La Vihuela, ancêtre de la guitare

Qu’il joue du rock, du jazz, du flamenco, du classique, du baroque – de la folk, de l’électrique, de la dobro ou de l’une des formes dont l’incroyable diversité caractérise notre instrument : tout guitariste est concerné par la vihuela, l’ancêtre de notre guitare. Entourée de toutes sortes de légendes - chacun pouvant se permettre les hypothèses les plus farfelues – la vihuela est longtemps restée à l’état de mythe. Pour vos lectures d’été, André Stern vous propose ce dossier exclusif qui trie les informations disponibles et explore l'histoire pleine de mystères de ce noble ancêtre.

C’est dans le dernier tiers du 15ème siècle, dans la région de Valencia, en Espagne, que la vihuela a, selon toute probabilité, vu le jour, lors d’une interprétation locale et originale des instruments arabes.

En tant que guitariste et en tant que luthier, je m’intéresse depuis bien longtemps à cet instrument précurseur. Une de mes prochaines constructions sera une vihuela, pour laquelle, comme chacun de mes prédécesseurs, je tâcherai de réunir toutes les connaissances amassées au cours des 30 dernières années par de nombreux historiens, luthiers, musiciens et musicologues. Mais, comme tous ceux qui s’y intéressent, je mettrai une bonne part de subjectivité dans le choix de ce qui, selon moi, doit impérativement caractériser une vihuela : forme, décoration, proportions, dessin, sonorité… on trouvera, dans "ma" vihuela, ce que mon goût, ma culture et mon instinct auront filtré des informations - de toute manière incomplètes - disponibles à cette heure.

Car il est aujourd’hui véritablement impossible de dire avec certitude et précision ce qu’était une vihuela. Les informations dont nous disposons, réunies dans toutes sortes de domaines, sont de plus en plus riches, mais aucune d’entre elles ne permet de tirer de conclusion absolue et définitive.

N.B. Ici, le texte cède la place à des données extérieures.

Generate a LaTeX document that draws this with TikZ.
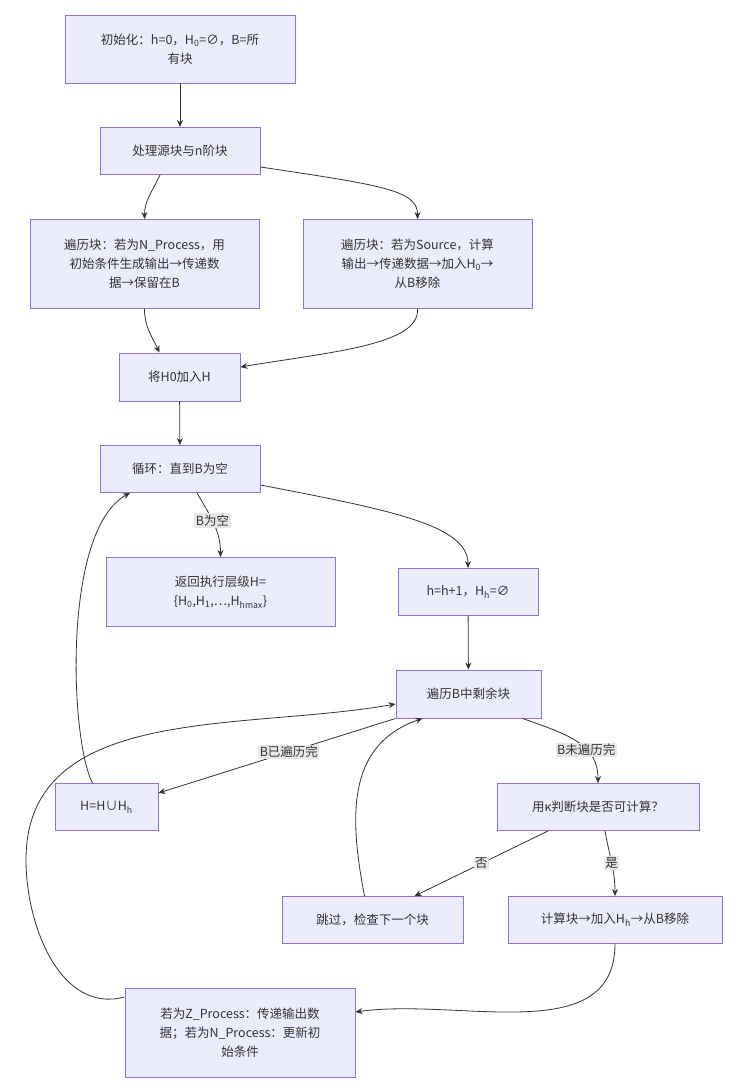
\documentclass[tikz,border=0pt]{standalone}
\usepackage{fontspec}
\setmainfont{Noto Sans CJK SC}
\usetikzlibrary{arrows.meta,positioning}
\definecolor{boxfill}{HTML}{ECECFF}
\definecolor{boxline}{HTML}{9370DB}
\definecolor{ink}{HTML}{333333}
\definecolor{lblfill}{HTML}{E8E8E8}
\newcommand{\sub}[1]{\textsubscript{#1}}

\begin{document}
\begin{tikzpicture}[
    x=1pt, y=-1pt,
    font=\fontsize{12.5}{19}\selectfont, text=ink,
    blk/.style={rectangle, draw=boxline, fill=boxfill, line width=0.9pt, align=center, inner sep=2pt},
    flow/.style={-{Stealth[length=7pt,width=6pt]}, draw=ink, line width=0.8pt},
    elbl/.style={fill=lblfill, inner sep=1.5pt, font=\fontsize{12.5}{15}\selectfont}
]
    \useasboundingbox (0,0) rectangle (738,1090);
    \node[blk, minimum width=230pt, minimum height=68pt] (init) at (180,49) {初始化：h=0，H\sub{0}=∅，B=所\\有块};
    \node[blk, minimum width=160pt, minimum height=47pt] (proc) at (180,151) {处理源块与n阶块};
    \node[blk, minimum width=229pt, minimum height=89pt] (nproc) at (144.5,264) {遍历块：若为N\_Process，用\\初始条件生成输出→传递数\\据→保留在B};
    \node[blk, minimum width=229pt, minimum height=89pt] (src) at (417.5,264) {遍历块：若为Source，计算\\输出→传递数据→加入H\sub{0}→\\从B移除};
    \node[blk, minimum width=121pt, minimum height=48pt] (hzero) at (179.5,377) {将H0加入H};
    \node[blk, minimum width=160pt, minimum height=47pt] (loop) at (180,469) {循环：直到B为空};
    \node[blk, minimum width=229pt, minimum height=69pt] (ret) at (220.5,592) {返回执行层级H=\\\{H\sub{0},H\sub{1},…,H\sub{hmax}\}};
    \node[blk, minimum width=140pt, minimum height=47pt] (hinc) at (468,592) {h=h+1，H\sub{h}=∅};
    \node[blk, minimum width=145pt, minimum height=48pt] (trav) at (468.5,694) {遍历B中剩余块};
    \node[blk, minimum width=103pt, minimum height=47pt] (hunion) at (106.5,807) {H=H∪H\sub{h}};
    \node[blk, minimum width=202pt, minimum height=47pt] (judge) at (598,807) {用κ判断块是否可计算？};
    \node[blk, minimum width=181pt, minimum height=47pt] (skip) at (372.5,920) {跳过，检查下一个块};
    \node[blk, minimum width=214pt, minimum height=47pt] (comp) at (615,920) {计算块→加入H\sub{h}→从B移除};
    \node[blk, minimum width=230pt, minimum height=89pt] (upd) at (240,1033) {若为Z\_Process：传递输出数\\据；若为N\_Process：更新初\\始条件};

    \coordinate (backleft) at (26,860);

    \draw[flow] (init) -- (proc);
    \draw[flow] ([xshift=-20pt]proc.south) to[out=-115,in=90] (nproc.north);
    \draw[flow] ([yshift=-16pt]proc.east) .. controls (380,185) and (418,190) .. (src.north);
    \draw[flow] (nproc.south) to[out=-90,in=115] ([xshift=-20pt]hzero.north);
    \draw[flow] (src.south) .. controls (420,345) and (330,352) .. ([yshift=10pt]hzero.east);
    \draw[flow] (hzero) -- (loop);
    \draw[flow] ([xshift=17pt]loop.south) to[out=-60,in=90] node[elbl, pos=0.45] {B为空} (ret.north);
    \draw[flow] ([yshift=-16pt]loop.east) .. controls (390,510) and (468,525) .. (hinc.north);
    \draw[flow] (hinc) -- (trav);
    \draw[flow] (trav.south west) -- node[elbl, pos=0.45] {B已遍历完} ([yshift=14pt]hunion.east);
    \draw[flow] ([xshift=54pt]trav.south) .. controls (570,735) and (598,745) .. node[elbl, pos=0.62] {B未遍历完} (judge.north);
    \draw[flow] ([xshift=-50pt]judge.south) -- node[elbl, pos=0.5] {否} ([xshift=42pt]skip.north);
    \draw[flow] ([xshift=7pt]judge.south) to[out=-80,in=90] node[elbl, pos=0.5] {是} (comp.north);
    \draw[flow] ([xshift=-8pt]skip.north) .. controls (350,820) and (345,745) .. ([xshift=-46pt]trav.south);
    \draw[flow] (comp.south) to[out=-90,in=8] ([yshift=21pt]upd.east);
    \draw[flow] ([yshift=36pt]upd.west) to[out=195,in=-90] (backleft) to[out=90,in=190] ([yshift=-10pt]trav.west);
    \draw[flow] ([xshift=-14pt]hunion.north) .. controls (70,740) and (62,530) .. ([xshift=-50pt]loop.south);
\end{tikzpicture}
\end{document}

Et c’est logique : au 16ème siècle , les choses étaient moins définitives que de nos jours, et il est peu probable qu’une forme de vihuela "standard" ait existé. Aucune des diverses illustrations qui nous sont parvenues ne représente exactement le même instrument. La première mention écrite d’une vihuela date de 1445, dans un poème d’Alonso Alvarez de Villasandino : "Luth rebec ou vihuela / Je n’ai nul désir de jouer".

On doit admettre cette diversité (qui préfigure celle de la guitare actuelle) pour aborder la vihuela. On doit admettre, par exemple, qu’il est impossible d’unifier les avis sur le cordage de l’instrument. S’il est dorénavant acquis que la vihuela possédait six cordes, plus exactement six chœurs (paires de cordes côte-à-côte), les avis divergent au sujet de la sixième corde : était-elle une chanterelle unique ou était-ce, également, un chœur ? Et qu’en est-il des trois chœurs graves ; étaient-ils accordés à l’unisson ou avec un décalage d’une octave entre les deux cordes jumelles ? Il me parait sensé d’imaginer que tous ces types de cordages existaient, et que l’on trouvait des vihuelas montées de diverses manières.

Dans un même ordre d’idées, il est tout à fait inutile de vouloir à tout prix classifier la vihuela d’avant 1500 en trois catégories bien distinctes : vihuela de mano (jouée avec les doigts), vihuela de arco (jouée avec un archet) et vihuela de braccio (jouée sur l’épaule, comme un violon) A l’origine, en effet, ces instruments étaient construits par les mêmes facteurs qui, tous, expérimentaient une multitude de procédés et de formes. Ce large éventail d’instruments permettait aux musiciens de choisir précisément les instruments correspondant à leur prédilection et à leur répertoire.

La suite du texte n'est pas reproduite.